Oh well. It’s back to the drawing board and size up on the next Olive top I make.

Wardrobe collection choice
Working a full time job means I have to make work clothes that work together. The pieces I’ve been making with the support of Minerva Crafts has helped me develop some easy, tailored pieces that have refreshed my Winter work clothes.

These pieces have green in them and I’ve tried to bring in strong colours to look cohesive.

I wouldn’t have picked a ‘floral’ with a ‘plaid’ but I think this experiment has worked for me.

Olive has a pleated peplum that doesn’t seem too frivolous, so it’s my ‘go to work’ top.

The cap sleeve version is earmarked for weekend wear.

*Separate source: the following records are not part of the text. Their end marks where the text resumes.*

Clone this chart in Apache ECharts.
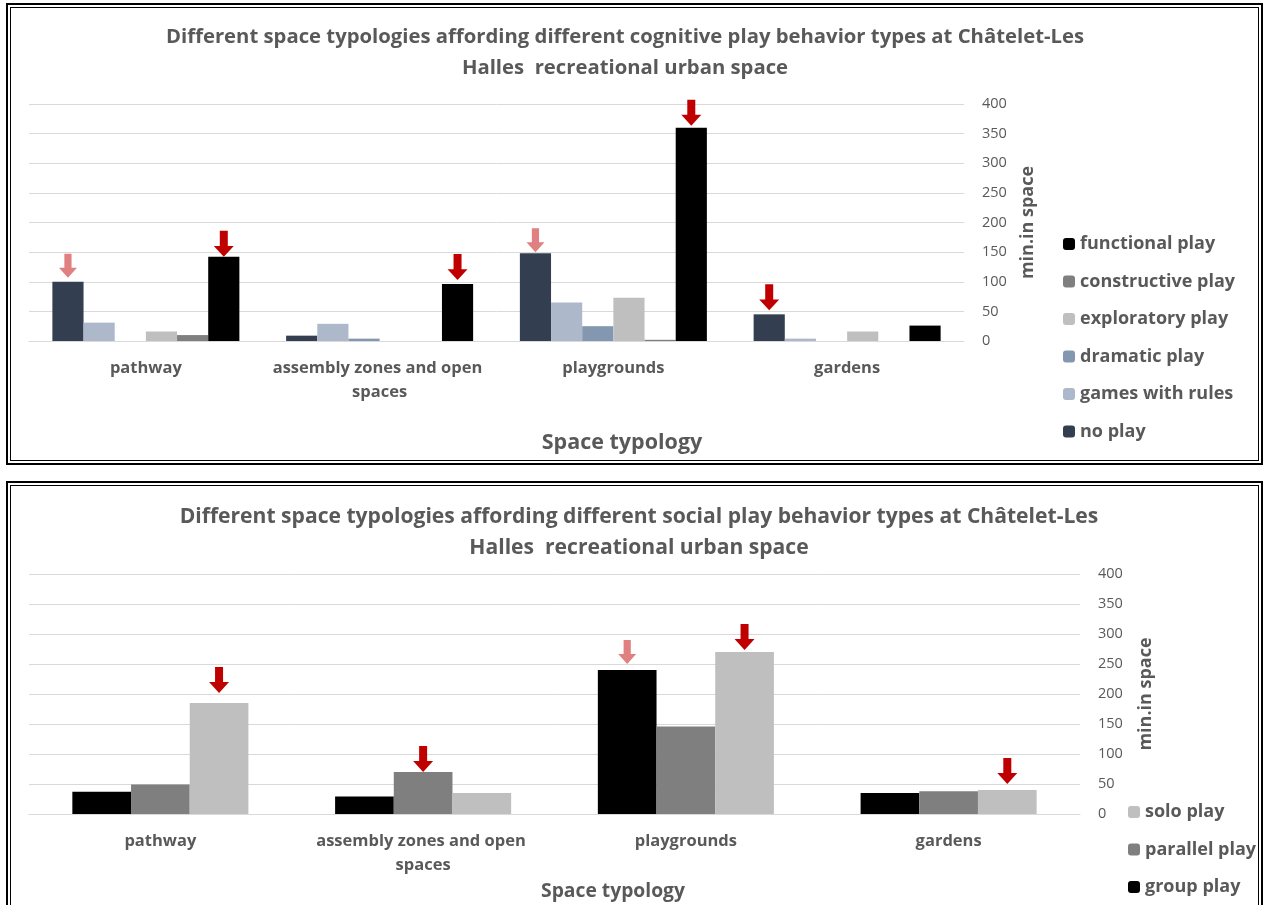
<!DOCTYPE html>
<html>
<head>
<meta charset="utf-8">
<script src="https://cdn.jsdelivr.net/npm/echarts@6/dist/echarts.min.js"></script>
<style>
  html, body { margin: 0; padding: 0; background: #fff; }
  .frame { position: absolute; border: 2px solid #000; padding: 2px; box-sizing: border-box; }
  .frame div { width: 100%; height: 100%; border: 1px solid #000; box-sizing: border-box; }
  #chart { position: absolute; left: 0; top: 0; width: 1264px; height: 905px; }
</style>
</head>
<body>
<div class="frame" style="left:6px; top:3px; width:1257px; height:462px;"><div></div></div>
<div class="frame" style="left:6px; top:481px; width:1257px; height:440px;"><div></div></div>
<div id="chart"></div>
<script>
// categories
const spaces = ['pathway', 'assembly zones and open spaces', 'playgrounds', 'gardens'];
const yTicks = [0, 50, 100, 150, 200, 250, 300, 350, 400];

// cognitive play (top chart), minutes in space
const noPlay       = [100, 9, 148, 45];
const gamesRules   = [31, 29, 65, 4];
const dramatic     = [0, 4, 25, 0];
const exploratory  = [16, 0, 73, 16];
const constructive = [10, 0, 2, 0];
const functional   = [142, 96, 360, 26];

// social play (bottom chart)
const groupPlay    = [37, 29, 240, 35];
const parallelPlay = [49, 70, 146, 38];
const soloPlay     = [185, 35, 270, 40];

const grey = '#595959';
const font = 'Open Sans';
const red = '#C00000', pink = '#E08080';
const arrow = 'path://M30,0 L70,0 L70,58 L100,58 L50,100 L0,58 L30,58 Z';

// arrows marking highlighted bars: [category index, colour, gap above bar]
function arrows(values, marks) {
  return {
    label: { show: false },
    silent: true,
    data: marks.map(m => ({
      coord: [spaces[m[0]], values[m[0]]],
      symbol: arrow,
      symbolSize: m[1] === red ? [20, 26] : [18, 24],
      symbolOffset: [0, (m[1] === red ? -13 : -12) - (m[2] || 0)],
      itemStyle: { color: m[1] }
    }))
  };
}

function bar(name, values, color, xi, marks) {
  const s = {
    name: name, type: 'bar', xAxisIndex: xi, yAxisIndex: xi,
    data: values, itemStyle: { color: color }, barGap: 0,
    barCategoryGap: xi === 0 ? '20%' : '33%'
  };
  if (marks) s.markPoint = arrows(values, marks);
  return s;
}

const catAxis = (gi) => ({
  type: 'category', gridIndex: gi, data: spaces,
  axisLine: { lineStyle: { color: '#D9D9D9' } },
  axisTick: { show: false },
  axisLabel: {
    interval: 0, color: grey, fontFamily: font, fontWeight: 'bold', fontSize: 16.5,
    margin: 15, width: 235, overflow: 'break', lineHeight: 24
  }
});

const valAxis = (gi, gap) => ({
  type: 'value', gridIndex: gi, position: 'right', min: 0, max: 400, interval: 50,
  name: 'min.in space', nameLocation: 'middle', nameRotate: 90, nameGap: gap,
  nameTextStyle: { color: grey, fontFamily: font, fontWeight: 'bold', fontSize: 18 },
  splitLine: { lineStyle: { color: '#D9D9D9' } },
  axisLine: { show: false }, axisTick: { show: false },
  axisLabel: { color: grey, fontFamily: font, fontSize: 14.5, margin: 18 }
});

const titleText = (kind) => 'Different space typologies affording different ' + kind +
  ' play behavior types at Châtelet-Les\nHalles  recreational urban space';

const titleStyle = (size) => ({ color: grey, fontFamily: font, fontWeight: 'bold', fontSize: size, lineHeight: 31 });
const axisTitleStyle = (size) => ({ color: grey, fontFamily: font, fontWeight: 'bold', fontSize: size });
const legendText = { color: grey, fontFamily: font, fontWeight: 'bold', fontSize: 18 };

const chart = echarts.init(document.getElementById('chart'));
chart.setOption({
  animation: false,
  textStyle: { fontFamily: font },
  title: [
    { text: titleText('cognitive'), left: 620, top: 17, textAlign: 'center', textStyle: titleStyle(20.3) },
    { text: 'Space typology', left: 617, top: 427, textAlign: 'center', textStyle: axisTitleStyle(21.5) },
    { text: titleText('social'), left: 634, top: 496, textAlign: 'center', textStyle: titleStyle(21.1) },
    { text: 'Space typology', left: 608, top: 877, textAlign: 'center', textStyle: axisTitleStyle(19.3) }
  ],
  legend: [
    { data: ['functional play', 'constructive play', 'exploratory play', 'dramatic play', 'games with rules', 'no play'],
      orient: 'vertical', left: 1058, top: 230, itemWidth: 12, itemHeight: 12, itemGap: 19.5,
      textStyle: legendText },
    { data: ['solo play', 'parallel play', 'group play'],
      orient: 'vertical', left: 1123, top: 798, itemWidth: 12, itemHeight: 12, itemGap: 19.5,
      textStyle: legendText }
  ],
  grid: [
    { left: 29, top: 104, width: 935, height: 237 },
    { left: 29, top: 574, width: 1051, height: 240 }
  ],
  xAxis: [catAxis(0), catAxis(1)],
  yAxis: [valAxis(0, 55), valAxis(1, 57)],
  series: [
    bar('no play', noPlay, '#333F50', 0, [[0, pink, 4], [2, pink, 1], [3, red, 4]]),
    bar('games with rules', gamesRules, '#ADB9CA', 0),
    bar('dramatic play', dramatic, '#8497B0', 0),
    bar('exploratory play', exploratory, '#BFBFBF', 0),
    bar('constructive play', constructive, '#7F7F7F', 0),
    bar('functional play', functional, '#000000', 0, [[0, red, 0], [1, red, 4], [2, red, 2]]),
    bar('group play', groupPlay, '#000000', 1, [[2, pink, 6]]),
    bar('parallel play', parallelPlay, '#7F7F7F', 1, [[1, red, 0]]),
    bar('solo play', soloPlay, '#BFBFBF', 1, [[0, red, 10], [2, red, 2], [3, red, 6]])
  ]
});
</script>
</body>
</html>
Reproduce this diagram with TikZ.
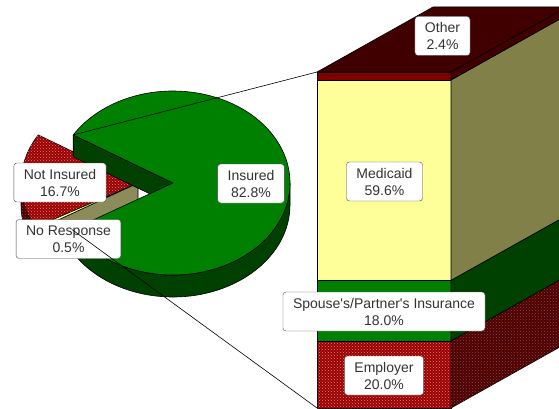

I’ve taken the cap sleeve pattern from New Look 6808.
I’m wearing the cap sleeve version with my Minerva Crafts jeans, made last year.

I made this Liberty fabric go further by using a similar plain fabric for the facings.

The piping adds a bit of interest along the seams and neckline too. 

The dark green piping works well on the cap sleeve version.

The hem of the cap sleeve version is finished with the bias so it will show if I’m reaching for files from a tall shelf etc.

I’ve got some lovely pieces that have refreshed my Winter work clothes this year.

Unlike a button front shirt, the side zipper on this blouse means, the buttons won’t pop open. The side zipper is also easier for me to reach than a zipper on the centre back seam.

This pattern has 3/8″ seams so it’s an easy pattern to whip up on an overlocker.

So with all those good aspects, I’ll keep using this pattern and adjusting the size to suit my changing shape.